I’ve always been a little embarassed about the dust and dirty carpets and broken computer parts and toddler toys that are littered all about my place, but the final straw of mortified horror came when mom and dad in law were here from Phoenix playing with their grandson, my firstborn. I came out of the shower to find my wife and her mother hanging out in our living room, and my father in law nowhere to be found. My wife gave me an urgent kind of look, and said “can you go see what dad’s up to in the garage?”
So, you remember how bad my house is, right? Well imagine that times about thirty, and that’s my garage. A missile nailing a warehouse with a direct hit, during an 8.5 earthquake, a tsunami, and a hurricane couldn’t make a mess as awful as the one in my garage. I realized why my wife had seemed so panicked. I felt it too - the dread that someone had exposed us. It was like waiting for the gallows. When I opened the garage door, there was old man Cooper tidying everything up. I didn’t know what to say.
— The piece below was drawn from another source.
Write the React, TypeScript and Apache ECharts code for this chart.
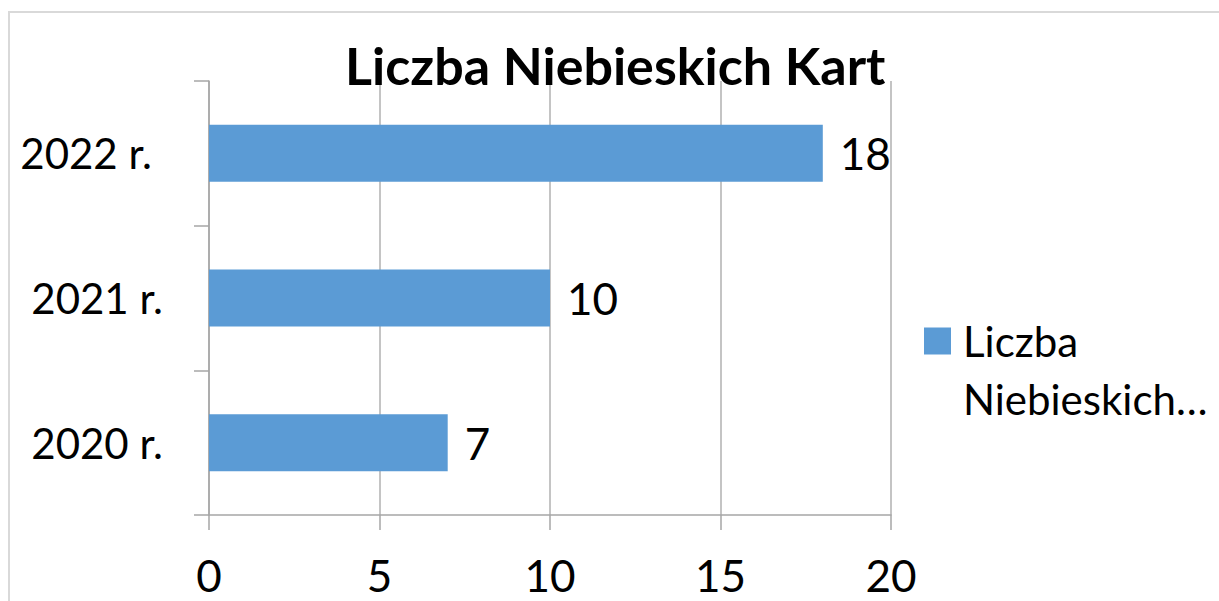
import React, { useEffect, useRef } from "react";
import * as echarts from "echarts";

const categories = ["2020 r.", "2021 r.", "2022 r."];
const values = [7, 10, 18];
const seriesName = "Liczba Niebieskich Kart";
const xTicks = { min: 0, max: 20, interval: 5 };

export default function App() {
  const ref = useRef<HTMLDivElement>(null);
  useEffect(() => {
    if (!ref.current) return;
    const chart = echarts.init(ref.current, null, { renderer: "svg" });
    const font = "Lato";
    chart.setOption({
      animation: false,
      backgroundColor: "#ffffff",
      title: {
        text: "Liczba Niebieskich Kart",
        left: 340,
        top: 34,
        textStyle: { fontFamily: font, fontWeight: "bold", fontSize: 52, color: "#000" },
      },
      legend: {
        left: 919,
        top: 249,
        orient: "vertical",
        icon: "rect",
        itemWidth: 27,
        itemHeight: 27,
        itemGap: 12,
        formatter: () => " \nLiczba\nNiebieskich…",
        textStyle: {
          fontFamily: font,
          fontSize: 42,
          color: "#000",
          lineHeight: 58,
          padding: [0, 0, 0, 7],
        },
      },
      graphic: [
        {
          type: "rect",
          shape: { x: 9, y: 12, width: 1400, height: 800 },
          style: { fill: "none", stroke: "#D9D9D9", lineWidth: 2 },
          silent: true,
        },
      ],
      grid: { left: 209, right: 328, top: 81, bottom: 86, containLabel: false },
      xAxis: {
        type: "value",
        min: xTicks.min,
        max: xTicks.max,
        interval: xTicks.interval,
        axisLine: { show: true, lineStyle: { color: "#A6A6A6", width: 1.5 } },
        axisTick: { show: true, length: 15, lineStyle: { color: "#A6A6A6", width: 1.5 } },
        splitLine: { show: true, lineStyle: { color: "#B0B0B0", width: 1.5 } },
        axisLabel: { fontFamily: font, fontSize: 44, color: "#000", margin: 38 },
      },
      yAxis: {
        type: "category",
        data: categories,
        axisLine: { show: true, lineStyle: { color: "#A6A6A6", width: 1.5 } },
        axisTick: { show: true, length: 15, lineStyle: { color: "#A6A6A6", width: 1.5 } },
        axisLabel: {
          fontFamily: font,
          fontSize: 42,
          color: "#000",
          margin: 46,
          formatter: (v: string) => (v === "2022 r." ? `{b|${v}}` : `{a|${v}}`),
          rich: {
            a: { fontFamily: font, fontSize: 42, color: "#000" },
            b: { fontFamily: font, fontSize: 42, color: "#000", padding: [0, 11, 0, 0] },
          },
        },
      },
      series: [
        {
          name: seriesName,
          type: "bar",
          data: values,
          barWidth: 57,
          itemStyle: { color: "#5B9BD5" },
          label: {
            show: true,
            position: "right",
            distance: 17,
            fontFamily: font,
            fontSize: 44,
            color: "#000",
          },
        },
      ],
    });
    return () => chart.dispose();
  }, []);
  return (
    <div
      ref={ref}
      style={{ position: "absolute", left: 0, top: 0, width: 1219, height: 601 }}
    />
  );
}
“Hey! Looks a lot better in here now, doesn’t it?” he said in a proud, sort of excited ‘look at how good I’m doing!’ tone. I don’t remember what I said, but it couldn’t have been much more than “yeah, it does,” before I closed the door and wished to die. I was too embarassed to go back in. I didn’t even look at the garage until they left, but I have to admit that the old man knows what he’s doing when it comes to cleaning up. Nothing’s lost, either.
So here’s my new years resolution; I will never feel that way again. As of friday (when the folks left) I’ve begun the long process of getting my house in order. All of my laundry is hung up or folded and put away. All my dishes are done. I’ve done away with the clean clothes pile entirely, and I’m making some serious progress on the dirty pile. The computer room doesn’t have stacks of junk bulging against the closet doors from the inside anymore. Our coat and shoe closet miraculously no longer has things other than coats and shoes in it. Even my slobby computer-geek-gamer desk looks fresh and naked without all the dr. pepper cans, software packaging, and scraps of paper all over it.
I have a long way to go, though. I could still probably fill a trash bag with all the junk mail I haven’t thrown out yet. My backyard could use some serious attention, too. The weeds are starting to look ominous. The garage could use some more work, because my father in law didn’t throw away anything he wasn’t sure of.
Oh, I almost forgot! I have one more resolution that kind of ties in with the first. I’m going to purge my house of about 30% of the “stuff” that’s laying around everywhere. There’s so much stuff that there isn’t even a place for everything to go. I’m also going to put my foot down and doggedly resist any attempt my wife or extended family makes to give us more stuff. It’s almost impossible to prevent the acquisition of stuff when you have a one year old who’s the first grandchild on BOTH sides of the family, but I’ll be damned if I let it get as bad as it has been again.
Anyone care to take bets on how long this lasts? I’m full of tidying energy at the moment, but moments like these have come and gone as soon as the embarassment has had time to fade. Wish me luck!